__What needs to be done__
Where a line of the listing below includes the word "matplotlib", reproduce that line.

__Recorded data__
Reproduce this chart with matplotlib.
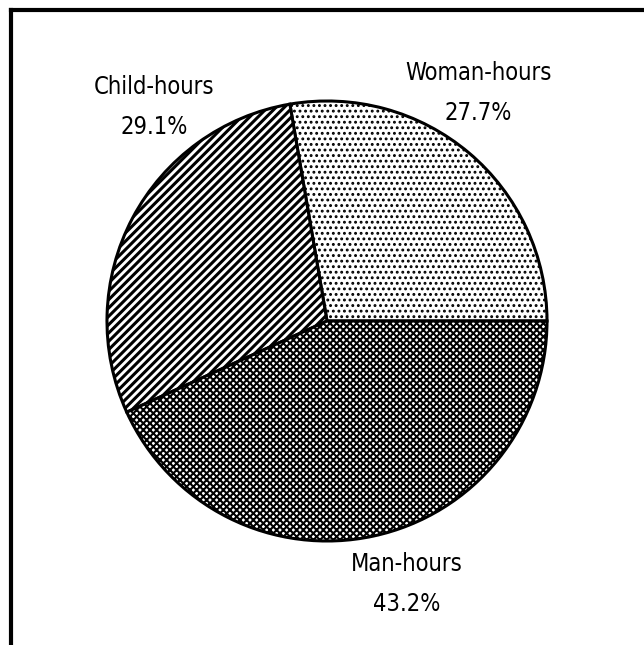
import matplotlib.pyplot as plt
from matplotlib.lines import Line2D

# Share of labour hours
labels = ["Woman-hours", "Child-hours", "Man-hours"]
shares = [27.7, 29.1, 43.2]
hatches = ["...", "////", "xxxxx"]
label_pos = [(478, 552), (154, 538), (407, 61)]

plt.rcParams["font.family"] = ["DejaVu Sans"]

fig = plt.figure(figsize=(6.44, 6.45), dpi=100)
ax = fig.add_axes([0, 0, 1, 1])

wedges, _ = ax.pie(shares, startangle=0, counterclock=True,
                   center=(327, 324), radius=220, frame=True,
                   colors=["white"] * 3,
                   wedgeprops=dict(edgecolor="black", linewidth=2.2))
for w, h in zip(wedges, hatches):
    w.set_hatch(h)
    if hasattr(w, "set_hatch_linewidth"):
        w.set_hatch_linewidth({"...": 1.3, "////": 2.2}.get(h, 1.5))

ax.set_xlim(0, 644)
ax.set_ylim(0, 645)
ax.set_aspect("equal")
ax.axis("off")

for name, val, (x, y) in zip(labels, shares, label_pos):
    ax.text(x, y, f"{name}\n{val:.1f}%", ha="center", va="center",
            fontsize=17, linespacing=1.8, fontstretch="condensed")

# frame around the chart (top and left sides only visible)
fig.add_artist(Line2D([0.017, 1.0], [0.985, 0.985], color="black", lw=3))
fig.add_artist(Line2D([0.017, 0.017], [0.0, 0.985], color="black", lw=3))

plt.savefig("out.png", dpi=100)
plt.close()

__Answer for this exercise__
Reproduce this chart with matplotlib.
import matplotlib.pyplot as plt
from matplotlib.lines import Line2D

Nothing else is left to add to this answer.